_Work to be completed_.
Quote every line from the top of the listing down to and including the line that contains "123.7, 148.8, 175.4];".

- - - - -

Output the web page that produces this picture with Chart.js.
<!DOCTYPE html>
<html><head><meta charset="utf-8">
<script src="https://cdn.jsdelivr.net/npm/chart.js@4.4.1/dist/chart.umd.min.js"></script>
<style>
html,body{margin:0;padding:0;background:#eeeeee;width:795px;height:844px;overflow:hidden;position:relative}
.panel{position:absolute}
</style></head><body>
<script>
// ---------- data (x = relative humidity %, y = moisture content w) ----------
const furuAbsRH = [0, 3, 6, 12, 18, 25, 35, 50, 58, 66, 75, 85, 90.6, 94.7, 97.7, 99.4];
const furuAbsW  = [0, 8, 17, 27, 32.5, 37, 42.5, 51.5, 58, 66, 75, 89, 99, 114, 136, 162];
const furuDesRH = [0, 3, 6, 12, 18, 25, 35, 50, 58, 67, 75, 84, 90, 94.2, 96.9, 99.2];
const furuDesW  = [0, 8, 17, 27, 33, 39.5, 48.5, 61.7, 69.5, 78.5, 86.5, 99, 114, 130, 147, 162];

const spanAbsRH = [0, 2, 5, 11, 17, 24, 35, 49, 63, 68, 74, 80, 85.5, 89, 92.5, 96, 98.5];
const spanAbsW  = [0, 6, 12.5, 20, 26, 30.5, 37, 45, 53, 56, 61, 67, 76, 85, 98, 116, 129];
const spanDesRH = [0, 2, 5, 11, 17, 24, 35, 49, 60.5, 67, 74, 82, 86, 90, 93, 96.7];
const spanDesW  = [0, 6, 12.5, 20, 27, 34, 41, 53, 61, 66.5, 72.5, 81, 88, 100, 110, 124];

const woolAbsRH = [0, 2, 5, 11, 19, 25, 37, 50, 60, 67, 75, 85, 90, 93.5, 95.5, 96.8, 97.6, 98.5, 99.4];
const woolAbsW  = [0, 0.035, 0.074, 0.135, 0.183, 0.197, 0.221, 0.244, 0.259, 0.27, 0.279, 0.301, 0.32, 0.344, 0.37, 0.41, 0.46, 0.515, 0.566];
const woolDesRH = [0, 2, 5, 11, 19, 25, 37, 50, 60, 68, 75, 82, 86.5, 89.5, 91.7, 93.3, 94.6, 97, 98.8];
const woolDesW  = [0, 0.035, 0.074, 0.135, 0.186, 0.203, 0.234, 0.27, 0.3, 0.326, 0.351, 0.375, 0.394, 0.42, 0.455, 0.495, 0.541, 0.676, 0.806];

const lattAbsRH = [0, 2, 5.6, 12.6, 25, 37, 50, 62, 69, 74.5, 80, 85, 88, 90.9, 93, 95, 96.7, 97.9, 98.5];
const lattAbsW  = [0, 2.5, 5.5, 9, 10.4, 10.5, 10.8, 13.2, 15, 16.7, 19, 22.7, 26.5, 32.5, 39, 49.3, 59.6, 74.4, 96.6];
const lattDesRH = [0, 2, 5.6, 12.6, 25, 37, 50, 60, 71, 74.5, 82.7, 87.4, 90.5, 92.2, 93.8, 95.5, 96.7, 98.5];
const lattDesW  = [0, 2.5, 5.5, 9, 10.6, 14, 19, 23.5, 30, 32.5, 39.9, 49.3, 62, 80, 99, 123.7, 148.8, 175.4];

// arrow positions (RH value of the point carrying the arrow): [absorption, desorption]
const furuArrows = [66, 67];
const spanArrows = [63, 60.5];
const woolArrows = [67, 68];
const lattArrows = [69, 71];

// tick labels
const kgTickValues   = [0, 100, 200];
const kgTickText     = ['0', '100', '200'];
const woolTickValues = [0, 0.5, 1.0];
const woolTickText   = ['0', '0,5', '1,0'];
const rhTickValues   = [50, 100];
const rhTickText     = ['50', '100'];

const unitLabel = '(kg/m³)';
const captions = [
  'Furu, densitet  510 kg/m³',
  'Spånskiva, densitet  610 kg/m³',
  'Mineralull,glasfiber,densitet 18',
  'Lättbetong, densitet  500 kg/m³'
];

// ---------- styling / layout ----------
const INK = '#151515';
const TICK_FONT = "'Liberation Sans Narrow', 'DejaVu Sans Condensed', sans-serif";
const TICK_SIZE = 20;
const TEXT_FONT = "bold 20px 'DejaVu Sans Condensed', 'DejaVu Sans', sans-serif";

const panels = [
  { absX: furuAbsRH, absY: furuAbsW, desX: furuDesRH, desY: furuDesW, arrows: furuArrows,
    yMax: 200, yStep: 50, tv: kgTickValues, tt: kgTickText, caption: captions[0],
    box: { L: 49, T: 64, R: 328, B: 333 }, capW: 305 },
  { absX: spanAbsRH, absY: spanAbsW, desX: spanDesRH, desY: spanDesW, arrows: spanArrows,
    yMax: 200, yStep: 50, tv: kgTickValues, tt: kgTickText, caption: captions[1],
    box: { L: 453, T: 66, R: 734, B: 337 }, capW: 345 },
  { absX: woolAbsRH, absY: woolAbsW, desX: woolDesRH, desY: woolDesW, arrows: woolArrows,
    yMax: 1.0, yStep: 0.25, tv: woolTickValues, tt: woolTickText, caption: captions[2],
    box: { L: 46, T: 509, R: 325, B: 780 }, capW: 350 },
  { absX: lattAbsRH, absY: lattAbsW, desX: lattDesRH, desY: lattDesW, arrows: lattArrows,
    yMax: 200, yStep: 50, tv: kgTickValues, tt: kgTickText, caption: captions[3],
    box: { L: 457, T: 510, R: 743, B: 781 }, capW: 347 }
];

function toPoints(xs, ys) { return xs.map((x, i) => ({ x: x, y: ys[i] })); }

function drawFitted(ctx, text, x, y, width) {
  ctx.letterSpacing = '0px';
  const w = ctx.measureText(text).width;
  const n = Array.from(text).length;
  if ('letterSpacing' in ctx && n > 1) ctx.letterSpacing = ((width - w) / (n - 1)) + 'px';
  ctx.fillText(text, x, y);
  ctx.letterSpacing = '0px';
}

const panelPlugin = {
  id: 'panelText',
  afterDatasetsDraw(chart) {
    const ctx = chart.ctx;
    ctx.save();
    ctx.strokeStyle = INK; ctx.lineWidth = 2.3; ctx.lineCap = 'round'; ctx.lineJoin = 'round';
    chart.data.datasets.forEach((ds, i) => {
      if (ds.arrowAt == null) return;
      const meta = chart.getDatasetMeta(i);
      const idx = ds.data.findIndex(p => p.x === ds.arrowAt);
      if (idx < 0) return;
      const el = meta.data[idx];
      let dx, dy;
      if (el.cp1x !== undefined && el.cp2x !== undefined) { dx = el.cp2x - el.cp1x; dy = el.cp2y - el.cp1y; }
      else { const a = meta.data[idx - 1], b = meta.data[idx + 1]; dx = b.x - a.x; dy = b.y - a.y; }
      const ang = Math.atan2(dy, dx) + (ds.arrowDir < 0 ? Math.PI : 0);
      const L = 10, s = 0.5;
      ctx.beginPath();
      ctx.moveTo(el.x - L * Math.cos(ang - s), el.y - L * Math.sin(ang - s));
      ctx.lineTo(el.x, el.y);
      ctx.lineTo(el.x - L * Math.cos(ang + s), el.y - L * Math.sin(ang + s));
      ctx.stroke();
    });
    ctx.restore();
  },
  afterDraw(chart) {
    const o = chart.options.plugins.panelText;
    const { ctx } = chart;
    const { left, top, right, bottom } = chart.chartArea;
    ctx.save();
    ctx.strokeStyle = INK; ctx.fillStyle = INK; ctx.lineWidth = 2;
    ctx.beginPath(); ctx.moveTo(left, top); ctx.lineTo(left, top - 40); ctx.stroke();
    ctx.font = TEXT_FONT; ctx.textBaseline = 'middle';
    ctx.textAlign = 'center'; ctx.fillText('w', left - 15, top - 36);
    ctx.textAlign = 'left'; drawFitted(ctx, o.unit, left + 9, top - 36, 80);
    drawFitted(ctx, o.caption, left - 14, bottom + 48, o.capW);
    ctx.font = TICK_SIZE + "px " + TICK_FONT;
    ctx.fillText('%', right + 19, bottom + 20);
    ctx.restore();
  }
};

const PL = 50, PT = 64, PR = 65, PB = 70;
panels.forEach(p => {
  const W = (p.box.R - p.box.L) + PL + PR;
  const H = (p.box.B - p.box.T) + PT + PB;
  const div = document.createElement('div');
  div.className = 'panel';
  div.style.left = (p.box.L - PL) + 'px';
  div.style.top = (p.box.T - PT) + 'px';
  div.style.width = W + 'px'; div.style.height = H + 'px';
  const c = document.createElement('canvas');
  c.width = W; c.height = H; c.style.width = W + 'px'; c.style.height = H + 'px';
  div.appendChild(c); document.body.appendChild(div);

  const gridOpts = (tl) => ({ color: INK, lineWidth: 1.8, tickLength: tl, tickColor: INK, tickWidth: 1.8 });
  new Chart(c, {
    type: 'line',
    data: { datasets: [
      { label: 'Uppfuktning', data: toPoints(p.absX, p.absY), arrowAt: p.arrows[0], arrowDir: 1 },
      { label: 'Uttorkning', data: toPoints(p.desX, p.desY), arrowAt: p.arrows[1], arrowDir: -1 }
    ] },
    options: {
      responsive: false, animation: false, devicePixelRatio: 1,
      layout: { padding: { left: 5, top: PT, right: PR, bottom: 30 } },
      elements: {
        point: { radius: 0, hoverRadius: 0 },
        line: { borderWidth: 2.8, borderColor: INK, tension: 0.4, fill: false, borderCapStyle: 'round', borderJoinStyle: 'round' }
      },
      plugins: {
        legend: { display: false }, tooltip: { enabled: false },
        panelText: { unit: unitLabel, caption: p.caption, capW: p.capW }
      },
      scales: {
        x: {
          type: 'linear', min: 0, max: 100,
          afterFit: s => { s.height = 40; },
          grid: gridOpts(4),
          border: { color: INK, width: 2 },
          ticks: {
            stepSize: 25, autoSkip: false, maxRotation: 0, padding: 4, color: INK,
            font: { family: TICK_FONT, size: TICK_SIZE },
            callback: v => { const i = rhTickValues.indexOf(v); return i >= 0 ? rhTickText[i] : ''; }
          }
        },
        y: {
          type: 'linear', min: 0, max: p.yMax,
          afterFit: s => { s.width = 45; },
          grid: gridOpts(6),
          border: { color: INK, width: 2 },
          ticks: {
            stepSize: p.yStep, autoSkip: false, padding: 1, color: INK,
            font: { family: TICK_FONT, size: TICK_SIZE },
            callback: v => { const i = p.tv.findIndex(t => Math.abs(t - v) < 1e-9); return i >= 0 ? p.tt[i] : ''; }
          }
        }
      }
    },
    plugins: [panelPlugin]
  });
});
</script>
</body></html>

- - - - -

_Correct response_.
Output the web page that produces this picture with Chart.js.
<!DOCTYPE html>
<html><head><meta charset="utf-8">
<script src="https://cdn.jsdelivr.net/npm/chart.js@4.4.1/dist/chart.umd.min.js"></script>
<style>
html,body{margin:0;padding:0;background:#eeeeee;width:795px;height:844px;overflow:hidden;position:relative}
.panel{position:absolute}
</style></head><body>
<script>
// ---------- data (x = relative humidity %, y = moisture content w) ----------
const furuAbsRH = [0, 3, 6, 12, 18, 25, 35, 50, 58, 66, 75, 85, 90.6, 94.7, 97.7, 99.4];
const furuAbsW  = [0, 8, 17, 27, 32.5, 37, 42.5, 51.5, 58, 66, 75, 89, 99, 114, 136, 162];
const furuDesRH = [0, 3, 6, 12, 18, 25, 35, 50, 58, 67, 75, 84, 90, 94.2, 96.9, 99.2];
const furuDesW  = [0, 8, 17, 27, 33, 39.5, 48.5, 61.7, 69.5, 78.5, 86.5, 99, 114, 130, 147, 162];

const spanAbsRH = [0, 2, 5, 11, 17, 24, 35, 49, 63, 68, 74, 80, 85.5, 89, 92.5, 96, 98.5];
const spanAbsW  = [0, 6, 12.5, 20, 26, 30.5, 37, 45, 53, 56, 61, 67, 76, 85, 98, 116, 129];
const spanDesRH = [0, 2, 5, 11, 17, 24, 35, 49, 60.5, 67, 74, 82, 86, 90, 93, 96.7];
const spanDesW  = [0, 6, 12.5, 20, 27, 34, 41, 53, 61, 66.5, 72.5, 81, 88, 100, 110, 124];

const woolAbsRH = [0, 2, 5, 11, 19, 25, 37, 50, 60, 67, 75, 85, 90, 93.5, 95.5, 96.8, 97.6, 98.5, 99.4];
const woolAbsW  = [0, 0.035, 0.074, 0.135, 0.183, 0.197, 0.221, 0.244, 0.259, 0.27, 0.279, 0.301, 0.32, 0.344, 0.37, 0.41, 0.46, 0.515, 0.566];
const woolDesRH = [0, 2, 5, 11, 19, 25, 37, 50, 60, 68, 75, 82, 86.5, 89.5, 91.7, 93.3, 94.6, 97, 98.8];
const woolDesW  = [0, 0.035, 0.074, 0.135, 0.186, 0.203, 0.234, 0.27, 0.3, 0.326, 0.351, 0.375, 0.394, 0.42, 0.455, 0.495, 0.541, 0.676, 0.806];

const lattAbsRH = [0, 2, 5.6, 12.6, 25, 37, 50, 62, 69, 74.5, 80, 85, 88, 90.9, 93, 95, 96.7, 97.9, 98.5];
const lattAbsW  = [0, 2.5, 5.5, 9, 10.4, 10.5, 10.8, 13.2, 15, 16.7, 19, 22.7, 26.5, 32.5, 39, 49.3, 59.6, 74.4, 96.6];
const lattDesRH = [0, 2, 5.6, 12.6, 25, 37, 50, 60, 71, 74.5, 82.7, 87.4, 90.5, 92.2, 93.8, 95.5, 96.7, 98.5];
const lattDesW  = [0, 2.5, 5.5, 9, 10.6, 14, 19, 23.5, 30, 32.5, 39.9, 49.3, 62, 80, 99, 123.7, 148.8, 175.4];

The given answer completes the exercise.